Unicode Transformation Formats (UTFs)
A short introduction to UTF-8, UTF-16, and UTF-32 encodings.
Unicode itself does not define how code points are stored in memory or transmitted. While the entire range of Unicode code points can be (and in some cases is) represented directly using 4-byte (32-bit) values, such an approach is excessively bloated and inefficient for most practical applications.
That’s where encodings come in. To optimize storage and transmission, various encoding schemes — Unicode Transformation Formats (UTF) — have been developed to represent code points more compactly. UTFs define how to translate Unicode code points into sequences of bytes for storage or transmission.
The primary and most widely used formats* are UTF-8 and UTF-16, with UTF-32 being limited to special applications. Understanding the differences between these formats is crucial for developers working on internationalization, as the choice of encoding can impact performance, compatibility, and data size.
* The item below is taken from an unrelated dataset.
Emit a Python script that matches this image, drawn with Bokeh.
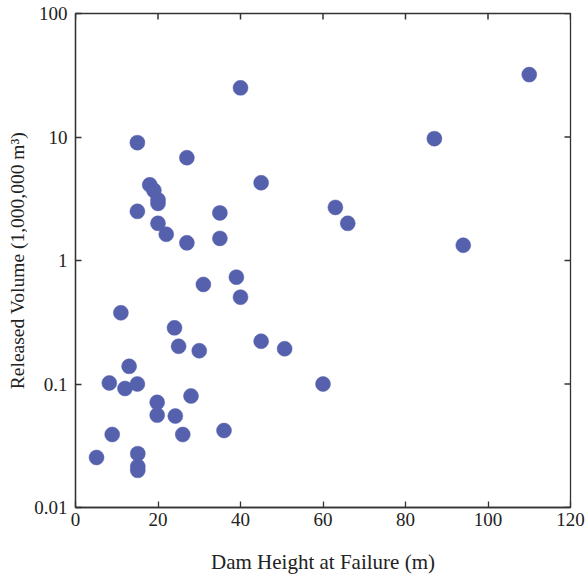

All UTF encoding can represent all Unicode characters. The choice of format depends on the specific requirements of your application, including the predominant languages you are dealing with, the need for compatibility with particular technologies, and the importance of storage efficiency versus processing simplicity. Understanding the trade-offs and advantages of each encoding format will help you make an informed decision that best suits your internationalization needs.
UTF-8 | UTF-16 | UTF-32 | |
---|---|---|---|
bytes per code point | 1-4 (variable) | 2 or 4 (variable) | 4 (fixed) |
byte-order marker | not recommended | recommended or required | recommended or required |
storage | Most efficient for ASCII, variable-length for others | More compact for some scripts (e.g., Chinese, Japanese, Korean, Thai), variable-length | Always 4 bytes per character, least efficient |
applications | Web standard; dominant encoding for files, web, and communication. | Common in programming environments like JavaScript, Java, and Windows APIs. | Rarely used outside specific contexts. Primarily used in internal processing and debugging. |
processing | Complex decoding | Requires handling surrogate pairs | Simplest: 1 code point = 1 unit |
* Other formats also exist, like CESU-8, SCSU, BOCU-1, GB 18030, and UTF-EBCDIC, but they serve niche purposes and have limited adoption due to their complexity or redundancy. They are not considered part of the UTF series and are rarely used.